Your task is to copy the listing exactly, with the pictures left out.

○ ○ ○ ○ ○ ○ ○

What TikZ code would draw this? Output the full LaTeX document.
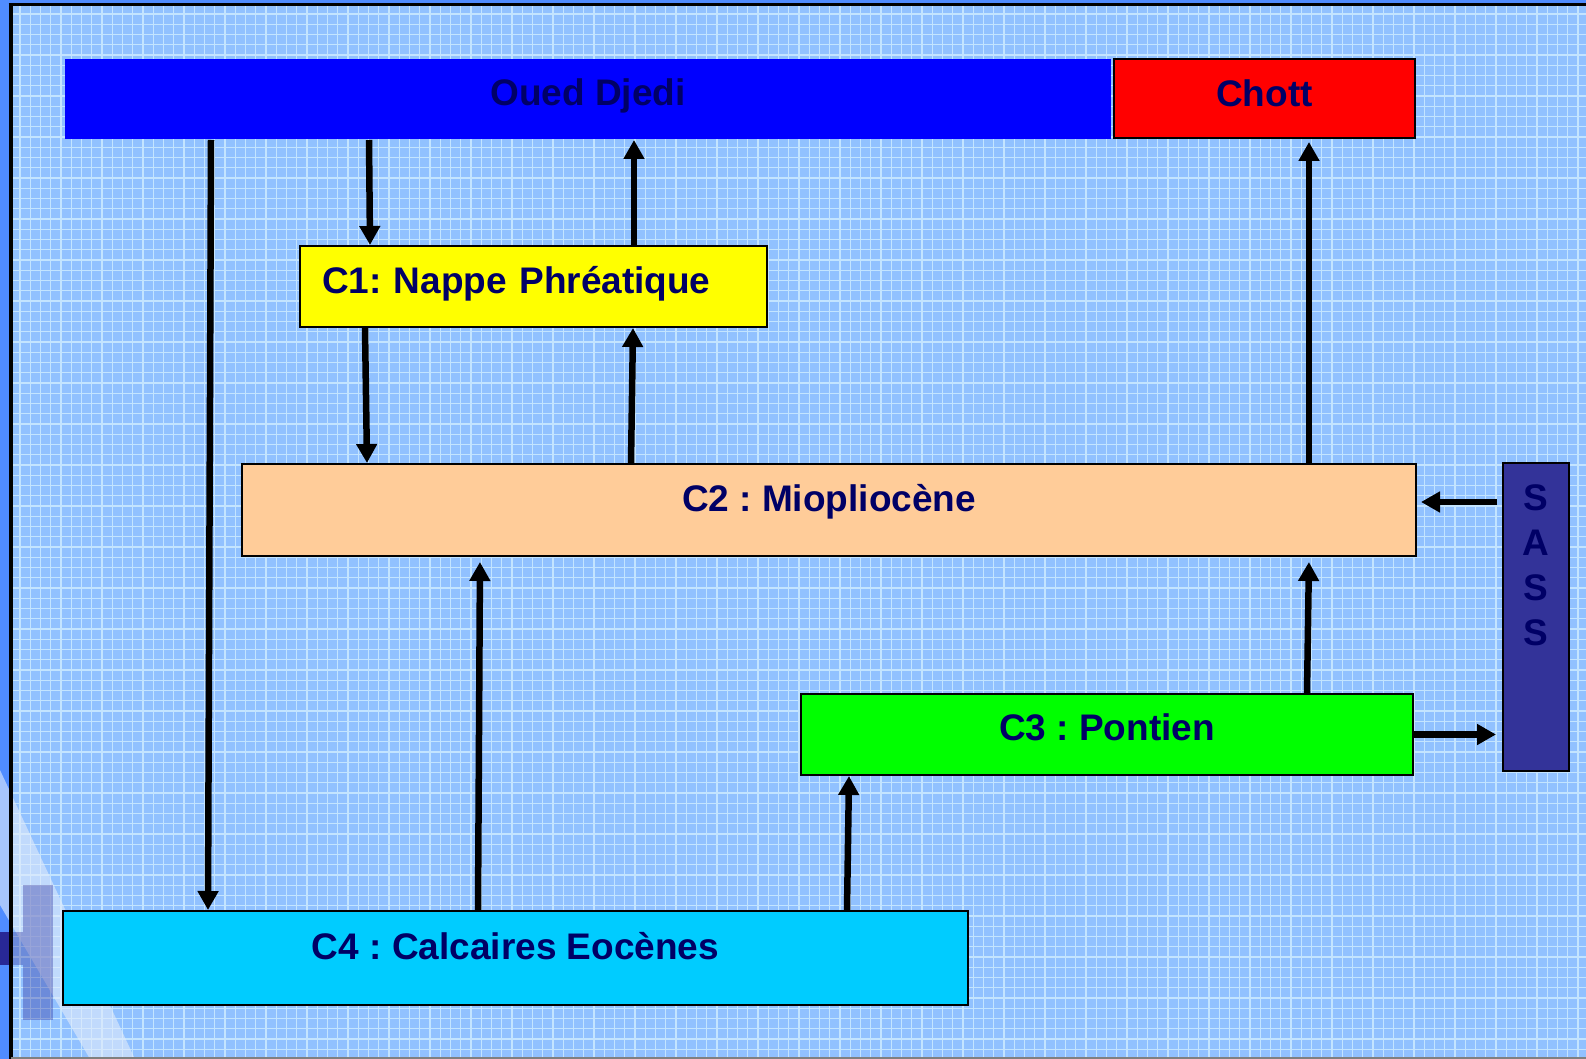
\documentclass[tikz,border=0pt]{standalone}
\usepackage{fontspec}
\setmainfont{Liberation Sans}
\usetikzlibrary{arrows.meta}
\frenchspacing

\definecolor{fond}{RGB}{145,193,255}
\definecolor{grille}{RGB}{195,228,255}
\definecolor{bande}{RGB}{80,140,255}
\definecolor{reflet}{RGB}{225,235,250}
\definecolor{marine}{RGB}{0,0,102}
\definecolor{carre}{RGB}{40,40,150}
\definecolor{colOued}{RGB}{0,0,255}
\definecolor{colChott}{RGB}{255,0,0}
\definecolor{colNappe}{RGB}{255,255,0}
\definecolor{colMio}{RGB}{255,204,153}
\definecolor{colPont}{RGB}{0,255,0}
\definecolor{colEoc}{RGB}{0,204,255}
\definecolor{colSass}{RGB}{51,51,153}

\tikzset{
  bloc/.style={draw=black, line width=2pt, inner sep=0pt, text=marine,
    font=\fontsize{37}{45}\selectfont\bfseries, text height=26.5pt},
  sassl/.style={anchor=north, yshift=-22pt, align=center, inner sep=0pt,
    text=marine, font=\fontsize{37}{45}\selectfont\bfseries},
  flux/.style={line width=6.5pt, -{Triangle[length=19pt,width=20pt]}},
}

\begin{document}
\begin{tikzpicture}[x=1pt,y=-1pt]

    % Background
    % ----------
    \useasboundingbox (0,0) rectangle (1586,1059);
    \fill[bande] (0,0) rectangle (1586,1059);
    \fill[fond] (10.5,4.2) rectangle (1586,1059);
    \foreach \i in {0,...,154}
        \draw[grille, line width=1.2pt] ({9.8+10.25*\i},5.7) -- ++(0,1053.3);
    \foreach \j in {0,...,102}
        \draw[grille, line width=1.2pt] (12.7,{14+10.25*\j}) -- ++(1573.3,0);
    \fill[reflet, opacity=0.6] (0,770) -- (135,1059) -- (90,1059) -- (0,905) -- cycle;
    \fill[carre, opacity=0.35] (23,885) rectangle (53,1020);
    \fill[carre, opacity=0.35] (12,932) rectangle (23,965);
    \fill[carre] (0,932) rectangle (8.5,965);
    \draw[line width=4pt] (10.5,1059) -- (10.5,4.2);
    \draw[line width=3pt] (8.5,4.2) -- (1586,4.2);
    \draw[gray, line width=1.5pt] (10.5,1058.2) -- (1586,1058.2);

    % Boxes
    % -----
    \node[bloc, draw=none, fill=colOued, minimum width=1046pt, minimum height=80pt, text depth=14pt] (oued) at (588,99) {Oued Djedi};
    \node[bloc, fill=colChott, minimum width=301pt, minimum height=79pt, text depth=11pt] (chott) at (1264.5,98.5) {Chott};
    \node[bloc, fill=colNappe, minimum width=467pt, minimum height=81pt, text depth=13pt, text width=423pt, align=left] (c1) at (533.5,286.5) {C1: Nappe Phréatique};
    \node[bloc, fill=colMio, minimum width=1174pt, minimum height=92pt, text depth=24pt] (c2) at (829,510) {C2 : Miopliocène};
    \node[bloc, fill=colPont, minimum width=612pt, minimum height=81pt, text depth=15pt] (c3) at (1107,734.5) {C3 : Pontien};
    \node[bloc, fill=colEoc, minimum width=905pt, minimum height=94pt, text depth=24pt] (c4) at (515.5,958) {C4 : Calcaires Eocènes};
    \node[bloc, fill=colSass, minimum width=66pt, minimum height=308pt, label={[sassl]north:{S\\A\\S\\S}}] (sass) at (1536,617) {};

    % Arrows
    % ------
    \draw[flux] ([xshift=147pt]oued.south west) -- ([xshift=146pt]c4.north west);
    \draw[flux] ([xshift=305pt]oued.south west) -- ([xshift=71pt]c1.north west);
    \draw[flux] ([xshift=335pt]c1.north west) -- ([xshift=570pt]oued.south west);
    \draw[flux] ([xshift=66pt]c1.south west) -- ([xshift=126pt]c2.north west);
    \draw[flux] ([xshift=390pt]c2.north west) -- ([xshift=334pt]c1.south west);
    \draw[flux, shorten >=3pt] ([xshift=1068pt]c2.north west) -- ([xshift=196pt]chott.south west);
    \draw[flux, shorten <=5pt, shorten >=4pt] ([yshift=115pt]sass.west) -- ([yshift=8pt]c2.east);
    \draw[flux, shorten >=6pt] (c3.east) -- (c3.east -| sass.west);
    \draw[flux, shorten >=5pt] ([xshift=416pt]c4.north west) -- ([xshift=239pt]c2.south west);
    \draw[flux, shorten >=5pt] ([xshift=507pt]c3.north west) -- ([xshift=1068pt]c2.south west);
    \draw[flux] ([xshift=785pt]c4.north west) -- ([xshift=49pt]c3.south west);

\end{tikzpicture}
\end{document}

○ ○ ○ ○ ○ ○ ○

## Answer to this task
What TikZ code would draw this? Output the full LaTeX document.
\documentclass[tikz,border=0pt]{standalone}
\usepackage{fontspec}
\setmainfont{Liberation Sans}
\usetikzlibrary{arrows.meta}
\frenchspacing

\definecolor{fond}{RGB}{145,193,255}
\definecolor{grille}{RGB}{195,228,255}
\definecolor{bande}{RGB}{80,140,255}
\definecolor{reflet}{RGB}{225,235,250}
\definecolor{marine}{RGB}{0,0,102}
\definecolor{carre}{RGB}{40,40,150}
\definecolor{colOued}{RGB}{0,0,255}
\definecolor{colChott}{RGB}{255,0,0}
\definecolor{colNappe}{RGB}{255,255,0}
\definecolor{colMio}{RGB}{255,204,153}
\definecolor{colPont}{RGB}{0,255,0}
\definecolor{colEoc}{RGB}{0,204,255}
\definecolor{colSass}{RGB}{51,51,153}

\tikzset{
  bloc/.style={draw=black, line width=2pt, inner sep=0pt, text=marine,
    font=\fontsize{37}{45}\selectfont\bfseries, text height=26.5pt},
  sassl/.style={anchor=north, yshift=-22pt, align=center, inner sep=0pt,
    text=marine, font=\fontsize{37}{45}\selectfont\bfseries},
  flux/.style={line width=6.5pt, -{Triangle[length=19pt,width=20pt]}},
}

\begin{document}
\begin{tikzpicture}[x=1pt,y=-1pt]

    % Background
    % ----------
    \useasboundingbox (0,0) rectangle (1586,1059);
    \fill[bande] (0,0) rectangle (1586,1059);
    \fill[fond] (10.5,4.2) rectangle (1586,1059);
    \foreach \i in {0,...,154}
        \draw[grille, line width=1.2pt] ({9.8+10.25*\i},5.7) -- ++(0,1053.3);
    \foreach \j in {0,...,102}
        \draw[grille, line width=1.2pt] (12.7,{14+10.25*\j}) -- ++(1573.3,0);
    \fill[reflet, opacity=0.6] (0,770) -- (135,1059) -- (90,1059) -- (0,905) -- cycle;
    \fill[carre, opacity=0.35] (23,885) rectangle (53,1020);
    \fill[carre, opacity=0.35] (12,932) rectangle (23,965);
    \fill[carre] (0,932) rectangle (8.5,965);
    \draw[line width=4pt] (10.5,1059) -- (10.5,4.2);
    \draw[line width=3pt] (8.5,4.2) -- (1586,4.2);
    \draw[gray, line width=1.5pt] (10.5,1058.2) -- (1586,1058.2);

    % Boxes
    % -----
    \node[bloc, draw=none, fill=colOued, minimum width=1046pt, minimum height=80pt, text depth=14pt] (oued) at (588,99) {Oued Djedi};
    \node[bloc, fill=colChott, minimum width=301pt, minimum height=79pt, text depth=11pt] (chott) at (1264.5,98.5) {Chott};
    \node[bloc, fill=colNappe, minimum width=467pt, minimum height=81pt, text depth=13pt, text width=423pt, align=left] (c1) at (533.5,286.5) {C1: Nappe Phréatique};
    \node[bloc, fill=colMio, minimum width=1174pt, minimum height=92pt, text depth=24pt] (c2) at (829,510) {C2 : Miopliocène};
    \node[bloc, fill=colPont, minimum width=612pt, minimum height=81pt, text depth=15pt] (c3) at (1107,734.5) {C3 : Pontien};
    \node[bloc, fill=colEoc, minimum width=905pt, minimum height=94pt, text depth=24pt] (c4) at (515.5,958) {C4 : Calcaires Eocènes};
    \node[bloc, fill=colSass, minimum width=66pt, minimum height=308pt, label={[sassl]north:{S\\A\\S\\S}}] (sass) at (1536,617) {};

    % Arrows
    % ------
    \draw[flux] ([xshift=147pt]oued.south west) -- ([xshift=146pt]c4.north west);
    \draw[flux] ([xshift=305pt]oued.south west) -- ([xshift=71pt]c1.north west);
    \draw[flux] ([xshift=335pt]c1.north west) -- ([xshift=570pt]oued.south west);
    \draw[flux] ([xshift=66pt]c1.south west) -- ([xshift=126pt]c2.north west);
    \draw[flux] ([xshift=390pt]c2.north west) -- ([xshift=334pt]c1.south west);
    \draw[flux, shorten >=3pt] ([xshift=1068pt]c2.north west) -- ([xshift=196pt]chott.south west);
    \draw[flux, shorten <=5pt, shorten >=4pt] ([yshift=115pt]sass.west) -- ([yshift=8pt]c2.east);
    \draw[flux, shorten >=6pt] (c3.east) -- (c3.east -| sass.west);
    \draw[flux, shorten >=5pt] ([xshift=416pt]c4.north west) -- ([xshift=239pt]c2.south west);
    \draw[flux, shorten >=5pt] ([xshift=507pt]c3.north west) -- ([xshift=1068pt]c2.south west);
    \draw[flux] ([xshift=785pt]c4.north west) -- ([xshift=49pt]c3.south west);

\end{tikzpicture}
\end{document}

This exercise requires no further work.